For an agreement to be enforced for the retention of a specific sum as liquidated damages in Colorado, three elements must be present: (1) the damages to be anticipated were, at the time of contracting, uncertain in amount or difficult to be proved; (2) the parties intended to liquidate them in advance; and (3) the amount stated is a reasonable one not greatly disproportionate to the presumable loss or injury. Jones v. Dickens, 394 F.2d 233 (10th Cir.); Perino v. Jarvis, 135 Colo. 393, 312 P.2d 108.

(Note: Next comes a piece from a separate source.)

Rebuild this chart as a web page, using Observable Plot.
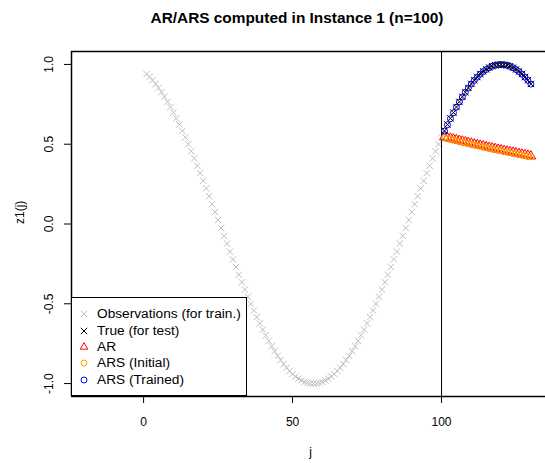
<!DOCTYPE html>
<html><head><meta charset="utf-8">
<script src="https://cdn.jsdelivr.net/npm/d3@7"></script>
<script src="https://cdn.jsdelivr.net/npm/@observablehq/plot@0.6"></script>
<style>
body{margin:0;background:#fff;font-family:"Liberation Sans",Arial,sans-serif;}
#wrap{position:relative;width:545px;height:463px;overflow:hidden;background:#fff;}
#title{height:35px;line-height:35px;font-weight:bold;font-size:15.4px;text-align:center;padding-left:49px;box-sizing:border-box;white-space:nowrap;color:#000;}
#legend{position:absolute;left:71px;top:297px;width:176px;height:99px;box-sizing:border-box;border:1px solid #000;background:#fff;font-size:13.7px;color:#000;}
.row{position:absolute;left:0;height:16px;line-height:16px;white-space:nowrap;}
.row svg{position:absolute;left:6px;top:2px;}
.row span{position:absolute;left:25px;top:0;}
</style></head><body>
<div id="wrap"><div id="title">AR/ARS computed in Instance 1 (n=100)</div><div id="chart"></div><div id="legend"></div></div>
<script>
// ---- data ----
const obsValues = [0.940,0.922,0.901,0.878,0.853,0.826,0.797,0.766,0.733,0.698,
0.662,0.624,0.584,0.543,0.500,0.456,0.411,0.365,0.319,0.271,
0.223,0.174,0.124,0.075,0.025,-0.025,-0.074,-0.123,-0.173,-0.222,
-0.270,-0.318,-0.365,-0.411,-0.456,-0.500,-0.542,-0.584,-0.623,-0.662,
-0.698,-0.733,-0.766,-0.797,-0.826,-0.853,-0.878,-0.901,-0.921,-0.940,
-0.956,-0.969,-0.980,-0.989,-0.995,-0.999,-1.000,-0.999,-0.995,-0.989,
-0.980,-0.969,-0.956,-0.940,-0.921,-0.901,-0.878,-0.853,-0.826,-0.797,
-0.766,-0.733,-0.698,-0.662,-0.623,-0.584,-0.542,-0.500,-0.456,-0.411,
-0.365,-0.318,-0.270,-0.222,-0.173,-0.123,-0.074,-0.025,0.025,0.075,
0.124,0.174,0.223,0.271,0.319,0.365,0.411,0.456,0.500,0.543];
const trueValues = [0.584,0.623,0.662,0.698,0.733,0.766,0.797,0.826,0.853,0.878,
0.901,0.921,0.940,0.956,0.969,0.980,0.989,0.995,0.999,1.000,
0.999,0.995,0.989,0.980,0.969,0.956,0.940,0.921,0.901,0.878];
const arValues = [0.545,0.540,0.536,0.531,0.527,0.522,0.518,0.513,0.509,0.505,
0.500,0.496,0.492,0.488,0.483,0.479,0.475,0.471,0.467,0.463,
0.459,0.455,0.452,0.448,0.444,0.440,0.436,0.433,0.429,0.425];
const arsInitialValues = [0.541,0.536,0.532,0.527,0.523,0.518,0.514,0.509,0.505,0.501,
0.496,0.492,0.488,0.484,0.479,0.475,0.471,0.467,0.463,0.459,
0.455,0.451,0.448,0.444,0.440,0.436,0.432,0.429,0.425,0.421];
const arsTrainedValues = [0.582,0.622,0.660,0.697,0.732,0.765,0.796,0.825,0.852,0.877,
0.900,0.920,0.939,0.955,0.968,0.979,0.988,0.994,0.998,0.999,
0.998,0.994,0.988,0.979,0.968,0.955,0.939,0.920,0.900,0.877];
const trainStart = 1, testStart = 101, splitAt = 100;
const xTicks = [0, 50, 100];
const yTicks = [-1, -0.5, 0, 0.5, 1];
const legendLabels = ["Observations (for train.)","True (for test)","AR","ARS (Initial)","ARS (Trained)"];
const legendColors = ["#bebebe","#000000","#ff0000","#ffa500","#0000ff"];
const legendSymbols = ["times","times","triangle","circle","circle"];

// ---- build tables ----
const obs = obsValues.map((z,i)=>({j: trainStart+i, z}));
const mk = arr => arr.map((z,i)=>({j: testStart+i, z}));
const truth = mk(trueValues), ar = mk(arValues), arsI = mk(arsInitialValues), arsT = mk(arsTrainedValues);

const xDomain = [-24.2, 134.9];
const yDomain = [-1.081, 1.081];
const R = 3, RT = 3.6;

const chart = Plot.plot({
  width: 545, height: 428,
  marginTop: 16, marginBottom: 67, marginLeft: 71, marginRight: 0,
  style: {fontFamily: "'Liberation Sans', Arial, sans-serif", fontSize: "12px", color: "#000", background: "#fff", overflow: "visible"},
  x: {domain: xDomain},
  y: {domain: yDomain},
  marks: [
    Plot.dot(obs, {x: "j", y: "z", symbol: "times", r: R, stroke: legendColors[0], strokeWidth: 1}),
    Plot.ruleX([splitAt], {stroke: "#000", strokeWidth: 1}),
    Plot.dot(ar, {x: "j", y: "z", symbol: "triangle", r: RT, stroke: legendColors[2], strokeWidth: 1}),
    Plot.dot(arsI, {x: "j", y: "z", symbol: "circle", r: R, stroke: legendColors[3], strokeWidth: 1}),
    Plot.dot(arsT, {x: "j", y: "z", symbol: "circle", r: R, stroke: legendColors[4], strokeWidth: 1}),
    Plot.dot(truth, {x: "j", y: "z", symbol: "times", r: R, stroke: legendColors[1], strokeWidth: 1}),
    Plot.ruleY(yDomain, {stroke: "#000", strokeWidth: 1.5}),
    Plot.ruleX([xDomain[0]], {stroke: "#000", strokeWidth: 1.5}),
    Plot.axisX({ticks: xTicks, tickSize: 7, tickPadding: 14, tickFormat: d => String(d), label: null}),
    Plot.axisY({ticks: yTicks, tickSize: 7, tickPadding: 12, tickRotate: -90, tickFormat: d => d.toFixed(1), label: null}),
    Plot.text(["z1(j)"], {text: d => d, frameAnchor: "left", dx: -51, rotate: -90}),
    Plot.text(["j"], {text: d => d, frameAnchor: "bottom", dx: 2, dy: 59})
  ]
});
document.getElementById("chart").appendChild(chart);

// ---- legend ----
const symMap = {times: d3.symbolTimes, triangle: d3.symbolTriangle2, circle: d3.symbolCircle};
const leg = d3.select("#legend");
const rowCenters = [16.3, 33, 49, 64.7, 82.3];
legendLabels.forEach((lab, i) => {
  const row = leg.append("div").attr("class", "row").style("top", (rowCenters[i] - 8) + "px").style("width", "174px");
  const r = legendSymbols[i] === "triangle" ? RT : R;
  const svg = row.append("svg").attr("width", 12).attr("height", 12).attr("viewBox", "-6 -6 12 12");
  svg.append("path").attr("d", d3.symbol(symMap[legendSymbols[i]], r * r * Math.PI)())
     .attr("fill", "none").attr("stroke", legendColors[i]).attr("stroke-width", 1);
  row.append("span").text(lab);
});
</script>
</body></html>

The first element, uncertainty of amount or difficulty of proof, is satisfied in this case. The entire transaction centered around the price of a certain stock, fluctuations were contemplated, and options were so devised. As hindsight has shown, the stock fluctuated even beyond the parties' wildest expectations from a price of approximately $30.00 per share at the time the "Memorandum of Agreement" was entered into to approximately $6.00 per share by September 1970, with a price of approximately $25.00 per share in the period from September 1968 to September 1969. It is therefore obvious that the "measure of damages," if that is what it was, at the time the agreement was executed depended on both the price of the stock at the time the parties exercised any of their choices under the agreement, and the exact choice which the parties in fact took. Each of these two factors interacted to make the anticipated damages uncertain in amount and difficult of proof. That the parties intended to liquidate the damages appears from the documents before us.


While it is possible to construe "collateral security" as also meaning "liquidated damages" and being encompassed in the latter term, it is not possible to construe "liquidated damages" as being encompassed in "collateral security."


The judgment of the trial court is reversed and the case is remanded for further proceedings.